▶ WRITTEN REQUEST: Return only the lines from the top of the data down to the one that holds "from matplotlib.colors import", both included, without any pictures.
——
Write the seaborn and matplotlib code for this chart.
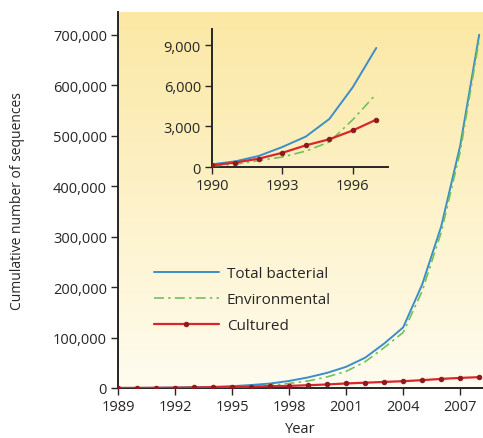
import numpy as np
import pandas as pd
import matplotlib
matplotlib.use("Agg")
import matplotlib.pyplot as plt
import seaborn as sns
from matplotlib.colors import LinearSegmentedColormap

# values (cumulative sequences)
years = list(range(1989, 2009))
total = [100, 200, 420, 820, 1480, 2250, 3550, 5900, 8800, 14000, 21000,
         30000, 42000, 60000, 88000, 120000, 205000, 320000, 480000, 700000]
environmental = [50, 80, 200, 480, 740, 1180, 1850, 3500, 5400, 9000, 14000,
                 22000, 33000, 52000, 80000, 110000, 192000, 308000, 468000, 690000]
cultured = [50, 120, 330, 620, 1050, 1600, 2050, 2700, 3500, 4200, 5500,
            7000, 9000, 10500, 12000, 13500, 15500, 18000, 20000, 21500]

df = pd.DataFrame({"Year": years, "Total bacterial": total,
                   "Environmental": environmental, "Cultured": cultured})
inset_df = df[(df["Year"] >= 1990) & (df["Year"] <= 1997)]

sns.set_style("ticks")
plt.rcParams["font.family"] = ["Open Sans", "DejaVu Sans"]
plt.rcParams["font.size"] = 10.5

blue = "#3b8ec8"
green = "#74c05a"
red = "#d9262c"
dotc = "#8e1a1e"

fig = plt.figure(figsize=(4.83, 4.39), dpi=100)
ax = fig.add_axes([0.2443, 0.1139, 0.7557, 0.8565])

# cream/yellow background gradient
cmap = LinearSegmentedColormap.from_list("bg", ["#fffcf0", "#fdf2c8", "#fbe8a4"])
grad = np.linspace(0, 1, 256).reshape(-1, 1)
ax.imshow(grad, extent=[0, 1, 0, 1], transform=ax.transAxes, origin="lower",
          cmap=cmap, aspect="auto", zorder=0)


def draw(a, d, ms):
    sns.lineplot(data=d, x="Year", y="Total bacterial", ax=a, color=blue, lw=1.4,
                 label="Total bacterial", zorder=3)
    sns.lineplot(data=d, x="Year", y="Environmental", ax=a, color=green, lw=1.2,
                 linestyle=(0, (6, 2.5, 1.5, 2.5)), label="Environmental", zorder=4)
    sns.lineplot(data=d, x="Year", y="Cultured", ax=a, color=red, lw=1.6,
                 marker="o", markersize=ms, markerfacecolor=dotc,
                 markeredgecolor=dotc, label="Cultured", zorder=5)


draw(ax, df, 3.2)
ax.set_xlim(1989, 2008.2)
ax.set_ylim(0, 745000)
ax.set_xticks(range(1989, 2008, 3))
ax.set_yticks(range(0, 700001, 100000))
ax.set_yticklabels([f"{v:,}" for v in range(0, 700001, 100000)])
ax.set_xlabel("Year", labelpad=5)
ax.set_ylabel("Cumulative number of sequences", labelpad=20, fontsize=10)
sns.despine(ax=ax)
for s in ["left", "bottom"]:
    ax.spines[s].set_linewidth(1.4)
ax.tick_params(length=5, width=1, pad=3, labelsize=10.5)
ax.legend(loc="upper left", bbox_to_anchor=(0.06, 0.36), frameon=False,
          handlelength=4.3, handletextpad=0.5, labelspacing=0.72, fontsize=11)

ins = fig.add_axes([0.4389, 0.6173, 0.3644, 0.3144])
ins.patch.set_alpha(0)
draw(ins, inset_df, 3.2)
ins.get_legend().remove()
ins.set_xlim(1990, 1997.5)
ins.set_ylim(0, 10200)
ins.set_xticks([1990, 1993, 1996])
ins.set_yticks([0, 3000, 6000, 9000])
ins.set_yticklabels(["0", "3,000", "6,000", "9,000"])
ins.set_xlabel("")
ins.set_ylabel("")
sns.despine(ax=ins)
for s in ["left", "bottom"]:
    ins.spines[s].set_linewidth(1.4)
ins.tick_params(length=5, width=1, pad=3, labelsize=10.5)

fig.savefig("out.png", dpi=100)
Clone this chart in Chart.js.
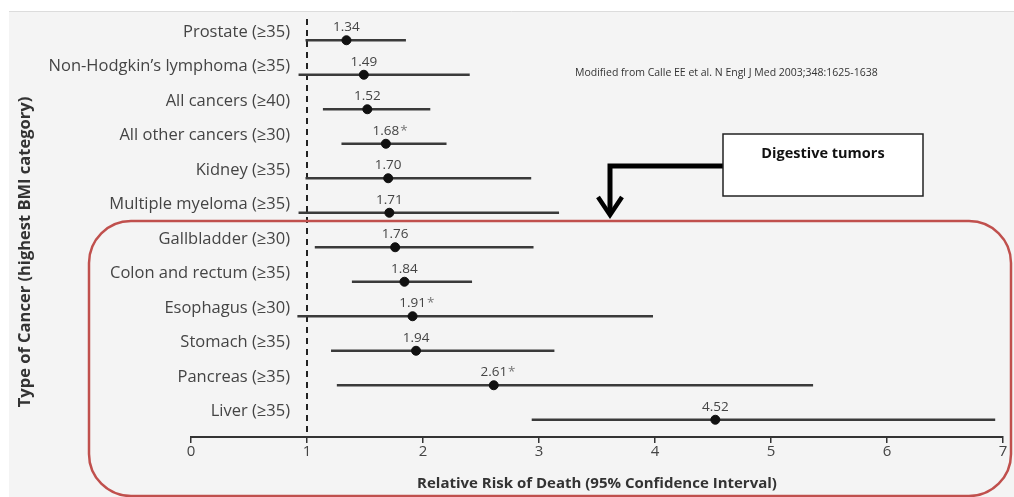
<!DOCTYPE html>
<html>
<head>
<meta charset="utf-8">
<script src="https://cdn.jsdelivr.net/npm/chart.js@4.4.1/dist/chart.umd.min.js"></script>
<style>
  html, body { margin: 0; padding: 0; background: #fff; }
  #wrap { position: relative; width: 1014px; height: 497px; }
</style>
</head>
<body>
<div id="wrap"><canvas id="chart"></canvas></div>
<script>
// Relative risk of cancer death, highest BMI category (Calle et al. 2003)
const categories = [
  'Prostate (≥35)', 'Non-Hodgkin\u2019s lymphoma (≥35)', 'All cancers (≥40)',
  'All other cancers (≥30)', 'Kidney (≥35)', 'Multiple myeloma (≥35)',
  'Gallbladder (≥30)', 'Colon and rectum (≥35)', 'Esophagus (≥30)',
  'Stomach (≥35)', 'Pancreas (≥35)', 'Liver (≥35)'
];
const relRisk = [1.34, 1.49, 1.52, 1.68, 1.70, 1.71, 1.76, 1.84, 1.91, 1.94, 2.61, 4.52];
const ciLow   = [0.99, 0.93, 1.14, 1.30, 0.99, 0.93, 1.07, 1.39, 0.92, 1.21, 1.26, 2.94];
const ciHigh  = [1.85, 2.40, 2.06, 2.20, 2.93, 3.17, 2.95, 2.42, 3.98, 3.13, 5.36, 6.93];
const starred = [false, false, false, true, false, false, false, false, true, false, true, false];
const xTicks  = [0, 1, 2, 3, 4, 5, 6, 7];
const refValue = 1;

const FONT = '"Open Sans", "DejaVu Sans", sans-serif';
const TEXT = '#444';

// gray panel behind everything
const panelBg = {
  id: 'panelBg',
  beforeDraw(chart) {
    const { ctx, width, height } = chart;
    ctx.save();
    ctx.fillStyle = '#fff';
    ctx.fillRect(0, 0, width, height);
    ctx.fillStyle = '#f4f4f4';
    ctx.fillRect(9, 11, width - 9, height - 11);
    ctx.strokeStyle = '#dcdcdc';
    ctx.lineWidth = 1;
    ctx.beginPath();
    ctx.moveTo(9, 11.5);
    ctx.lineTo(width, 11.5);
    ctx.stroke();
    ctx.restore();
  }
};

// dashed reference line at RR = 1
const refLine = {
  id: 'refLine',
  beforeDatasetsDraw(chart) {
    const { ctx, chartArea, scales } = chart;
    const x = Math.round(scales.x.getPixelForValue(refValue));
    ctx.save();
    ctx.strokeStyle = '#222';
    ctx.lineWidth = 2;
    ctx.setLineDash([6, 5]);
    ctx.beginPath();
    ctx.moveTo(x, chartArea.top - 4);
    ctx.lineTo(x, chartArea.bottom);
    ctx.stroke();
    ctx.restore();
  }
};

// category labels sit inside the plot, right-aligned just left of RR = 1,
// and the y title, which is centred lower than the axis middle
const rowLabels = {
  id: 'rowLabels',
  afterDraw(chart) {
    const { ctx, scales } = chart;
    const y = scales.y;
    ctx.save();
    ctx.fillStyle = TEXT;
    ctx.font = '16.5px ' + FONT;
    ctx.textAlign = 'right';
    ctx.textBaseline = 'middle';
    categories.forEach((c, i) => {
      ctx.fillText(c, 290, y.getPixelForValue(i) - 8);
    });
    ctx.translate(25, 252);
    ctx.rotate(-Math.PI / 2);
    ctx.textAlign = 'center';
    ctx.fillStyle = '#333';
    ctx.font = 'bold 16.5px ' + FONT;
    ctx.fillText('Type of Cancer (highest BMI category)', 0, 0);
    ctx.restore();
  }
};

// value labels above the points
const valueLabels = {
  id: 'valueLabels',
  afterDatasetsDraw(chart) {
    const { ctx } = chart;
    const meta = chart.getDatasetMeta(1);
    ctx.save();
    ctx.fillStyle = TEXT;
    ctx.font = '13.5px ' + FONT;
    ctx.textBaseline = 'alphabetic';
    meta.data.forEach((pt, i) => {
      const txt = relRisk[i].toFixed(2);
      ctx.textAlign = 'center';
      ctx.fillText(txt, pt.x, pt.y - 9);
      if (starred[i]) {
        const w = ctx.measureText(txt).width;
        ctx.textAlign = 'left';
        ctx.fillStyle = '#777';
        ctx.fillText('*', pt.x + w / 2 + 1, pt.y - 9);
        ctx.fillStyle = TEXT;
      }
    });
    ctx.restore();
  }
};

// annotations: citation, digestive tumors box + arrow, red rounded frame
const annotations = {
  id: 'annotations',
  afterDraw(chart) {
    const { ctx } = chart;
    ctx.save();

    ctx.fillStyle = '#333';
    ctx.font = '10.5px ' + FONT;
    ctx.textAlign = 'left';
    ctx.textBaseline = 'middle';
    ctx.fillText('Modified from Calle EE et al. N Engl J Med 2003;348:1625-1638', 575, 73);

    // red rounded frame
    ctx.strokeStyle = '#c0504d';
    ctx.lineWidth = 2.5;
    ctx.beginPath();
    ctx.roundRect(89, 221, 922, 275, 42);
    ctx.stroke();

    // arrow
    ctx.strokeStyle = '#000';
    ctx.lineWidth = 5;
    ctx.lineJoin = 'miter';
    ctx.beginPath();
    ctx.moveTo(724, 166);
    ctx.lineTo(610, 166);
    ctx.lineTo(610, 213);
    ctx.stroke();
    ctx.lineWidth = 4.5;
    ctx.beginPath();
    ctx.moveTo(598, 197);
    ctx.lineTo(610, 215);
    ctx.lineTo(622, 197);
    ctx.stroke();

    // label box
    ctx.fillStyle = '#fff';
    ctx.fillRect(723, 134, 200, 62);
    ctx.strokeStyle = '#222';
    ctx.lineWidth = 1.5;
    ctx.strokeRect(723, 134, 200, 62);
    ctx.fillStyle = '#111';
    ctx.font = 'bold 14.5px ' + FONT;
    ctx.textAlign = 'center';
    ctx.fillText('Digestive tumors', 823, 154);

    ctx.restore();
  }
};

new Chart(document.getElementById('chart'), {
  type: 'bar',
  data: {
    labels: categories,
    datasets: [
      {
        type: 'bar',
        label: '95% CI',
        data: categories.map((c, i) => [ciLow[i], ciHigh[i]]),
        backgroundColor: '#3a3a3a',
        borderWidth: 0,
        barThickness: 2,
        order: 2
      },
      {
        type: 'scatter',
        label: 'Relative risk',
        data: categories.map((c, i) => ({ x: relRisk[i], y: c })),
        backgroundColor: '#111',
        borderColor: '#111',
        pointRadius: 4.5,
        order: 1
      }
    ]
  },
  options: {
    indexAxis: 'y',
    responsive: true,
    maintainAspectRatio: false,
    animation: false,
    layout: { padding: { top: 23, right: 11, left: 0, bottom: 0 } },
    plugins: {
      legend: { display: false },
      tooltip: { enabled: false }
    },
    scales: {
      x: {
        type: 'linear',
        position: 'bottom',
        min: xTicks[0],
        max: xTicks[xTicks.length - 1],
        afterBuildTicks: (scale) => { scale.ticks = xTicks.map(v => ({ value: v })); },
        ticks: {
          color: TEXT,
          font: { family: FONT, size: 15 },
          padding: 0,
          maxRotation: 0
        },
        grid: {
          drawOnChartArea: false,
          drawTicks: true,
          tickLength: 6,
          color: '#333',
          lineWidth: 1.5
        },
        border: { display: true, color: '#333', width: 2 },
        title: {
          display: true,
          text: 'Relative Risk of Death (95% Confidence Interval)',
          color: '#333',
          font: { family: FONT, size: 15, weight: 'bold' },
          padding: { top: 0, bottom: 4 }
        },
        afterFit: (scale) => { scale.height = 60; }
      },
      y: {
        type: 'category',
        position: 'left',
        offset: true,
        grid: { display: false, drawTicks: false },
        border: { display: false },
        ticks: { display: false },
        afterFit: (scale) => { scale.width = 191; }
      }
    }
  },
  plugins: [panelBg, refLine, valueLabels, rowLabels, annotations]
});
</script>
</body>
</html>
——
▶ RESPONSE TO THE EXERCISE:
Write the seaborn and matplotlib code for this chart.
import numpy as np
import pandas as pd
import matplotlib
matplotlib.use("Agg")
import matplotlib.pyplot as plt
import seaborn as sns
from matplotlib.colors import LinearSegmentedColormap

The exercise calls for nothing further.